The Wandering Islands
- Author: A. D. Hope
- Language: English
- Genre: poetry
- Publisher: Edwards and Shaw, Sydney
- Publication date: 1955
- Publication place: Australia
- Media type: Print
- Pages: 73pp

= The Wandering Islands =

Book by A. D. Hope

The Wandering Islands (1955) is the first poetry collection by Australian poet A. D. Hope. It won the Grace Leven Prize for Poetry in 1955.

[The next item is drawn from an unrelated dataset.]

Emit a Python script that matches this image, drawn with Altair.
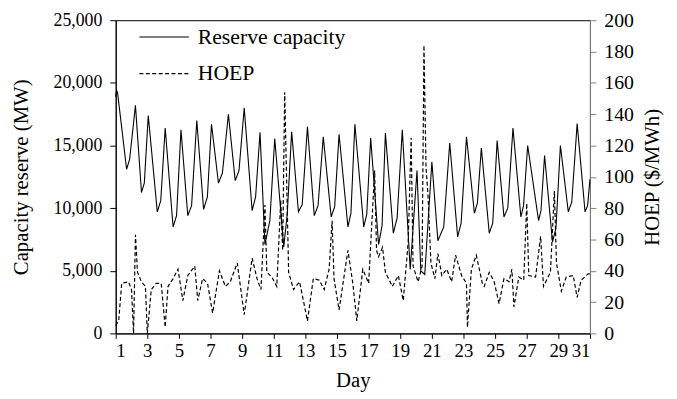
import altair as alt
import pandas as pd

# Reserve capacity (MW) — key points
reserve_day = [1.00, 1.06, 1.12, 1.69, 1.88, 2.25, 2.63, 2.81, 3.06, 3.63, 3.85, 4.13, 4.63, 4.85,
               5.13, 5.56, 5.80, 6.13, 6.56, 6.80, 7.06, 7.50, 7.75, 8.13, 8.56, 8.80, 9.13,
               9.63, 9.85, 10.13, 10.44, 10.75, 11.06, 11.63, 11.85, 12.13, 12.56, 12.80, 13.13,
               13.56, 13.80, 14.13, 14.63, 14.85, 15.13, 15.69, 15.88, 16.13, 16.69, 16.88,
               17.13, 17.63, 17.85, 18.06, 18.56, 18.80, 19.13, 19.63, 20.06, 20.30, 20.55,
               21.00, 21.38, 21.75, 22.13, 22.63, 22.85, 23.19, 23.69, 23.88, 24.13, 24.63,
               24.85, 25.13, 25.56, 25.80, 26.13, 26.63, 26.80, 27.06, 27.75, 27.90, 28.13,
               28.63, 28.85, 29.13, 29.63, 29.85, 30.19, 30.69, 30.85, 31.00]
reserve_mw = [18900, 19400, 19200, 13100, 13900, 18200, 11250, 12000, 17400, 9700, 10600, 16400,
              8500, 9400, 16250, 9400, 10200, 17000, 9900, 10900, 16700, 12000, 12800, 17500,
              12200, 13000, 18000, 9800, 10900, 16050, 7100, 9000, 15550, 6900, 9500, 16100,
              9700, 10300, 16500, 9400, 10200, 15700, 9300, 10100, 15900, 8500, 9600, 16700,
              8500, 9500, 15600, 7100, 8600, 16000, 8000, 9200, 16250, 5100, 13000, 5000,
              4700, 13700, 7400, 8500, 15200, 7700, 8800, 15700, 9600, 10400, 14800, 8000,
              8800, 15400, 9300, 10000, 16400, 9300, 10200, 15000, 9000, 9800, 14200, 7300,
              8400, 15000, 9700, 10500, 16750, 9700, 10200, 12300]

# HOEP ($/MWh) — key points
hoep_day = [1.00, 1.19, 1.38, 1.81, 2.00, 2.13, 2.25, 2.38, 2.63, 2.88, 3.00, 3.25, 3.56, 3.88,
            4.13, 4.31, 4.63, 4.94, 5.25, 5.56, 6.00, 6.19, 6.50, 6.81, 7.13, 7.56, 7.94, 8.25,
            8.69, 9.13, 9.63, 9.94, 10.19, 10.44, 10.56, 10.88, 11.19, 11.44, 11.56, 11.69,
            11.94, 12.25, 12.63, 13.13, 13.50, 13.88, 14.19, 14.50, 14.69, 14.81, 15.13, 15.69,
            16.00, 16.25, 16.63, 17.00, 17.38, 17.50, 17.63, 17.88, 18.06, 18.50, 18.88, 19.19,
            19.50, 19.69, 19.81, 20.13, 20.38, 20.50, 20.63, 20.75, 20.94, 21.19, 21.38, 21.63,
            21.94, 22.25, 22.50, 22.88, 23.19, 23.25, 23.50, 23.81, 24.19, 24.31, 24.63, 24.94,
            25.25, 25.56, 25.88, 26.06, 26.19, 26.50, 26.81, 27.00, 27.13, 27.56, 27.88, 28.06,
            28.50, 28.75, 28.88, 29.19, 29.50, 29.94, 30.19, 30.44, 30.88, 31.00]
hoep_price = [5, 8, 32, 33, 28, 0, 63, 39, 33, 30, 0, 28, 32, 32,
              4, 30, 35, 41, 21, 37, 43, 21, 35, 32, 13, 40, 30, 33,
              45, 12, 48, 35, 28, 82, 39, 36, 30, 85, 53, 154,
              39, 28, 33, 8, 35, 34, 28, 41, 72, 35, 15, 53,
              32, 8, 41, 32, 104, 53, 49, 55, 39, 30, 37, 21,
              58, 125, 43, 33, 43, 184, 106, 89, 45, 35, 51, 37,
              41, 33, 50, 37, 32, 4, 41, 50, 32, 30, 39, 33,
              19, 35, 33, 41, 17, 36, 34, 83, 37, 36, 62, 30,
              39, 91, 45, 27, 36, 37, 23, 34, 38, 38]

x_ticks = list(range(1, 32, 2))
left_ticks = [0, 5000, 10000, 15000, 20000, 25000]
right_ticks = list(range(0, 201, 20))
series_names = ["Reserve capacity", "HOEP"]

FONT = "Liberation Serif"

res_df = pd.DataFrame({"day": reserve_day, "value": reserve_mw, "series": series_names[0]})
hoep_df = pd.DataFrame({"day": hoep_day, "value": hoep_price, "series": series_names[1]})

dash_scale = alt.Scale(domain=series_names, range=[[1, 0], [4, 2.5]])
legend = alt.Legend(
    title=None, orient="none", legendX=23, legendY=-9,
    symbolType="stroke", symbolSize=2500, symbolStrokeColor="black",
    symbolStrokeWidth=1.2, labelFont=FONT, labelFontSize=22, labelColor="black",
    rowPadding=-17, labelOffset=8,
)

x_enc = alt.X("day:Q", scale=alt.Scale(domain=[1, 31], nice=False, zero=False),
              axis=alt.Axis(values=x_ticks, title="Day", tickSize=5, labelPadding=3,
                            labelFontSize=19, titlePadding=10))

reserve = alt.Chart(res_df).mark_line(color="black", strokeWidth=1.1).encode(
    x=x_enc,
    y=alt.Y("value:Q", scale=alt.Scale(domain=[0, 25000], nice=False),
            axis=alt.Axis(values=left_ticks, format=",d", title="Capacity reserve (MW)",
                          orient="left", tickSize=6, labelPadding=8, labelFontSize=18,
                          titlePadding=22)),
    strokeDash=alt.StrokeDash("series:N", scale=dash_scale, legend=legend),
)

hoep = alt.Chart(hoep_df).mark_line(color="black", strokeWidth=1.2).encode(
    x=x_enc,
    y=alt.Y("value:Q", scale=alt.Scale(domain=[0, 200], nice=False),
            axis=alt.Axis(values=right_ticks, format="d", title="HOEP ($/MWh)", orient="right",
                          tickSize=6, labelPadding=8, labelFontSize=20, titlePadding=29,
                          titleAngle=270, domainColor="#808080", tickColor="#808080")),
    strokeDash=alt.StrokeDash("series:N", scale=dash_scale, legend=legend),
)

chart = (
    alt.layer(reserve, hoep)
    .resolve_scale(y="independent")
    .properties(width=480, height=317, autosize=alt.AutoSizeParams(type="none"),
                padding={"left": 109, "top": 10, "right": 80, "bottom": 64},
                background="white")
    .configure_view(stroke="black", strokeWidth=1)
    .configure_axis(grid=False, domainColor="black", tickColor="black", labelColor="black",
                    titleColor="black", labelFont=FONT, titleFont=FONT,
                    titleFontSize=21, titleFontWeight="normal")
)

chart.save("out.html", embed_options={"renderer": "svg", "actions": False})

The collection consists of 39 poems, most are published in this collection for the first time and others are reprinted from various Australian poetry publications. The earliest poem in the collection dates from 1943.

==Contents==

- "Australia"
- "Flower Poem"
- "Easter Hymn"
- "Observation Car"
- "The Wandering Islands"
- "Three Romances"
- "Rawhead and Bloody Bones"
- "X-Ray Photograph"
- "Massacre of the Innocents"
- "Pygmalion"
- "Ascent into Hell"
- "The Gateway"
- "The Muse"
- "The Pleasure of Princes"
- "Imperial Adam"
- "The Trophy"
- "Pyramis or The House of Ascent"
- "Circe : After the Painting by Dosso Dossi"
- "The Death of the Bird"
- "Invocation"
- "William Butler Yeats"
- "Chorale"
- "The Cheek"
- "The Sleeper"
- "Lot and His Daughters" Note: Printed as two separate poems: "Lot and His Daughters" I and II.
- "The Dinner"
- "The Return of Persephone"
- "The Lamp and the Jar"
- "Heldensagen"
- "The Brides"
- "Toast for a Golden Age"
- "Sportsfield"
- "Standardisation"
- "Giving It Up"
- "The House of God"
- "The Lingam and the Yoni"
- "To Julia Walking Away"
- "The Explorers"
- "Conquistador"
- "The Bed"

==See also==

- 1955 in Australian literature
- 1955 in poetry

==Notes==

"He was talked into publishing his first book in 1956 when two young printers who had inherited a printing press wrote and told him of some fine paper they had acquired. They would print a book if he would provide the manuscript. He did and The Wandering Islands was born."

The full text of the collection is available on the Poetry Library website.

==Critical reception==

In a retrospective of A. D. Hope's work originally published in The Times Literary Supplement, Clive James wrote: "The first collection of poems by A.D. Hope, The Wandering Islands, belatedly appeared in 1955, and consolidated the position he had already established as the leading Australian poet of his time. The book had to appear belatedly (Hope was already 48) because if it had appeared much earlier its author might have been prosecuted. Australia was still a censored country and several of Hope's poems dared to mention the particularities of sexual intercourse. Without his air of authority, Hope might never have got his book into the shops before old age supervened. But an air of authority was what he had. He spoke from on high. His vocabulary was of the present, but it had the past in it, transparent a long way down. And it was all sent forward like a wave by his magisterial sense of rhythm."